In real systems, both approaches may coexist. PIM might handle dense linear algebra while PNM handles control logic, preprocessing, and other mixed operations. The choice depends on workload structure, system integration limits, and power budgets. As AI becomes embedded in more devices, from data centers to edge sensors, these hybrids create new ways to deliver faster responses at lower energy.
The Direction Forward
The movement toward Processor-In-Memory and Processing-Near-Memory signals a larger architectural shift across the semiconductor world. Instead of treating compute and memory as separate units connected by wide interfaces, the industry is exploring tightly coupled designs that reflect the actual behavior of modern AI workloads.

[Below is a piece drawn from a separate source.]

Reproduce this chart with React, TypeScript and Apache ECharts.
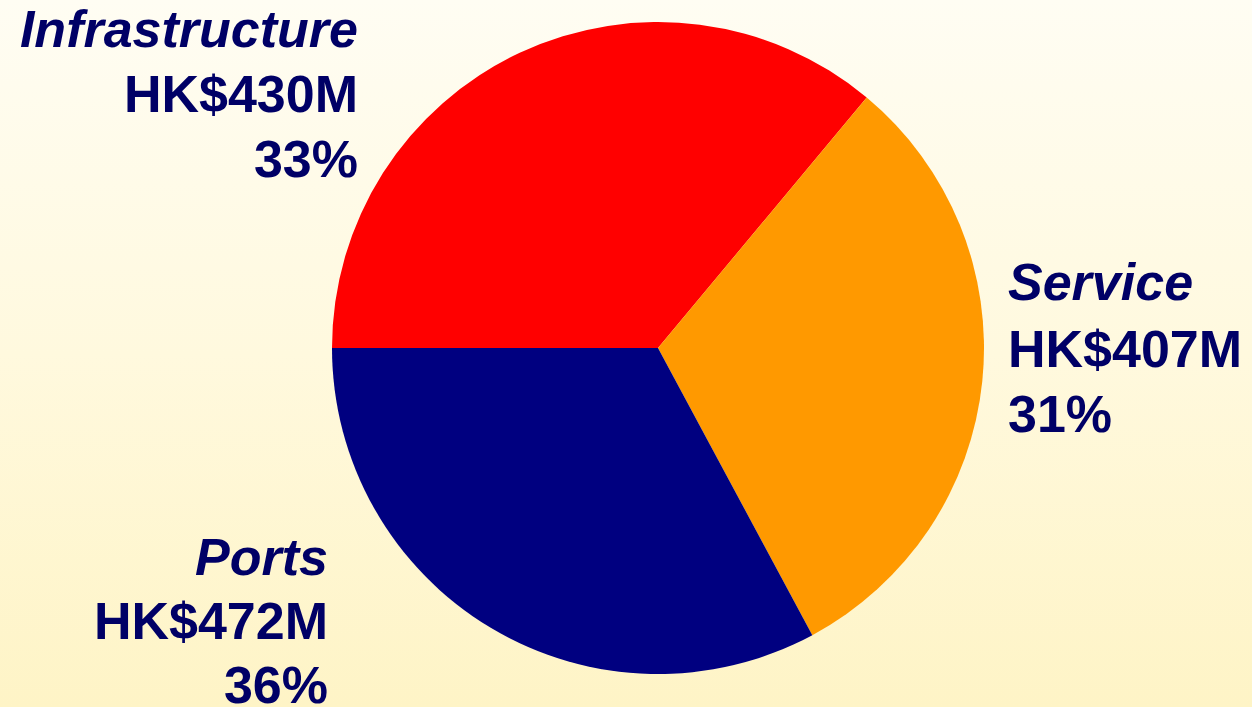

This shift helps push past the limits of conventional architectures and opens new opportunities for performance scaling.
As more applications rely on real-time analytics, foundation models, and data-intensive tasks, the pressure on memory systems will continue to increase. Designs that bring compute closer to data are becoming essential to maintaining progress. Whether through in-memory operations or near-memory acceleration, these ideas point toward a future where data movement becomes a manageable cost rather than a fundamental barrier.
The direction is clear. To support the next generation of AI and computing systems, the computing industry is rethinking distance, energy, and data flow at the chip level. Processor-In-Memory and Processing-Near-Memory represent two critical steps in that journey, reshaping how systems are built and how performance is achieved.